**Directions for this task:** Take the listing from its first line through the line that contains "W, H = 837.0, 585.0" and please retype those lines exactly, leaving out the pictures.

——

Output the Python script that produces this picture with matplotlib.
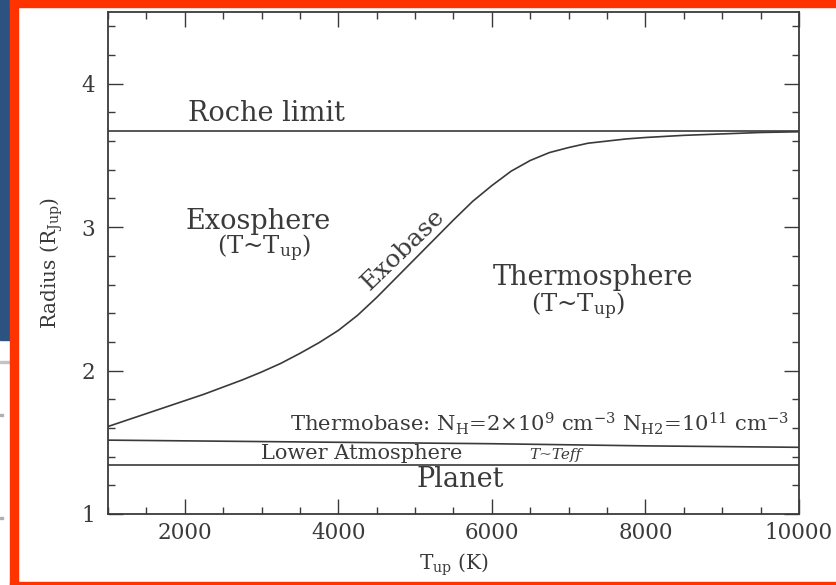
import matplotlib
matplotlib.use("Agg")
import matplotlib.pyplot as plt
from matplotlib.patches import Rectangle
from matplotlib.ticker import MultipleLocator

# --- values ---
t_up = [1000, 1250, 1500, 1750, 2000, 2250, 2500, 2750, 3000, 3250,
        3500, 3750, 4000, 4250, 4500, 4750, 5000, 5250, 5500, 5750,
        6000, 6250, 6500, 6750, 7000, 7250, 7500, 7750, 8000, 8500,
        9000, 9500, 10000]
r_exobase = [1.61, 1.655, 1.70, 1.745, 1.79, 1.835, 1.885, 1.935, 1.99, 2.05,
             2.12, 2.195, 2.28, 2.385, 2.51, 2.645, 2.78, 2.915, 3.05, 3.18,
             3.29, 3.39, 3.465, 3.52, 3.555, 3.585, 3.60, 3.615, 3.625, 3.64,
             3.65, 3.66, 3.665]

t_thermobase = [1000, 4000, 6000, 8000, 10000]
r_thermobase = [1.515, 1.50, 1.49, 1.475, 1.465]

r_roche = 3.667
r_planet = 1.34

x_ticks = [2000, 4000, 6000, 8000, 10000]
y_ticks = [1, 2, 3, 4]

ink = "#3a3a3a"
plt.rcParams["font.family"] = "DejaVu Serif"
plt.rcParams["mathtext.fontset"] = "dejavuserif"

fig = plt.figure(figsize=(8.37, 5.85), dpi=100)
W, H = 837.0, 585.0

# slide background bits around the figure
fig.patches.append(Rectangle((0, 1 - 340 / H), 10 / W, 340 / H,
                             transform=fig.transFigure, color="#2c5282", zorder=0))
fig.patches.append(Rectangle((0, 1 - 363 / H), 10 / W, 2 / H,
                             transform=fig.transFigure, color="#c4c4c4", zorder=0))
for yy in (415, 518):
    fig.patches.append(Rectangle((0, 1 - (yy + 1) / H), 3 / W, 2 / H,
                                 transform=fig.transFigure, color="#b0b0b0", zorder=0))
orange = "#ff3300"
fig.patches.append(Rectangle((10 / W, 0), 8 / W, 1, transform=fig.transFigure,
                             color=orange, zorder=1))
fig.patches.append(Rectangle((10 / W, 1 - 7 / H), 1, 7 / H, transform=fig.transFigure,
                             color=orange, zorder=1))
fig.patches.append(Rectangle((10 / W, 0), 1, 3 / H, transform=fig.transFigure,
                             color=orange, zorder=1))

ax = fig.add_axes([108 / W, 1 - 514 / H, (799 - 108) / W, (514 - 12) / H])
ax.set_xlim(1000, 10000)
ax.set_ylim(1, 4.5)

lw = 1.2
ax.plot(t_up, r_exobase, color=ink, lw=lw)
ax.plot(t_thermobase, r_thermobase, color=ink, lw=lw)
ax.axhline(r_roche, color=ink, lw=lw)
ax.axhline(r_planet, color=ink, lw=lw)

ax.set_xticks(x_ticks)
ax.set_yticks(y_ticks)
ax.xaxis.set_minor_locator(MultipleLocator(500))
ax.yaxis.set_minor_locator(MultipleLocator(0.2))
ax.tick_params(which="both", direction="in", top=True, right=True,
               color=ink, width=1.0, labelcolor=ink, labelsize=15.5)
ax.tick_params(which="major", length=11)
ax.tick_params(which="minor", length=5)
ax.tick_params(axis="y", pad=9)
ax.tick_params(axis="x", pad=6)
for sp in ax.spines.values():
    sp.set_color(ink)
    sp.set_linewidth(1.3)

ax.set_xlabel(r"T$_{\rm up}$ (K)", fontsize=14.5, color=ink, labelpad=5)
ax.set_ylabel(r"Radius (R$_{\rm Jup}$)", fontsize=14.5, color=ink, labelpad=12)

txt = dict(color=ink, ha="center", va="center")
ax.text(3070, 3.79, "Roche limit", fontsize=19.5, **txt)
ax.text(2960, 3.04, "Exosphere", fontsize=19.5, **txt)
ax.text(3030, 2.85, r"(T~T$_{\rm up}$)", fontsize=17.5, **txt)
ax.text(4840, 2.84, "Exobase", fontsize=18, rotation=44, rotation_mode="anchor", **txt)
ax.text(7320, 2.65, "Thermosphere", fontsize=19.5, **txt)
ax.text(7120, 2.45, r"(T~T$_{\rm up}$)", fontsize=17.5, **txt)
ax.text(9880, 1.63,
        r"Thermobase: N$_{\rm H}$=2$\times$10$^{9}$ cm$^{-3}$ N$_{\rm H2}$=10$^{11}$ cm$^{-3}$",
        fontsize=15.2, color=ink, ha="right", va="center")
ax.text(4300, 1.42, "Lower Atmosphere", fontsize=15, **txt)
ax.text(6820, 1.41, "T~Teff", fontsize=11, style="italic", **txt)
ax.text(5590, 1.24, "Planet", fontsize=19.5, **txt)

fig.savefig("out.png", dpi=100, facecolor="white")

——

**Reply to the task:**
Output the Python script that produces this picture with matplotlib.
import matplotlib
matplotlib.use("Agg")
import matplotlib.pyplot as plt
from matplotlib.patches import Rectangle
from matplotlib.ticker import MultipleLocator

# --- values ---
t_up = [1000, 1250, 1500, 1750, 2000, 2250, 2500, 2750, 3000, 3250,
        3500, 3750, 4000, 4250, 4500, 4750, 5000, 5250, 5500, 5750,
        6000, 6250, 6500, 6750, 7000, 7250, 7500, 7750, 8000, 8500,
        9000, 9500, 10000]
r_exobase = [1.61, 1.655, 1.70, 1.745, 1.79, 1.835, 1.885, 1.935, 1.99, 2.05,
             2.12, 2.195, 2.28, 2.385, 2.51, 2.645, 2.78, 2.915, 3.05, 3.18,
             3.29, 3.39, 3.465, 3.52, 3.555, 3.585, 3.60, 3.615, 3.625, 3.64,
             3.65, 3.66, 3.665]

t_thermobase = [1000, 4000, 6000, 8000, 10000]
r_thermobase = [1.515, 1.50, 1.49, 1.475, 1.465]

r_roche = 3.667
r_planet = 1.34

x_ticks = [2000, 4000, 6000, 8000, 10000]
y_ticks = [1, 2, 3, 4]

ink = "#3a3a3a"
plt.rcParams["font.family"] = "DejaVu Serif"
plt.rcParams["mathtext.fontset"] = "dejavuserif"

fig = plt.figure(figsize=(8.37, 5.85), dpi=100)
W, H = 837.0, 585.0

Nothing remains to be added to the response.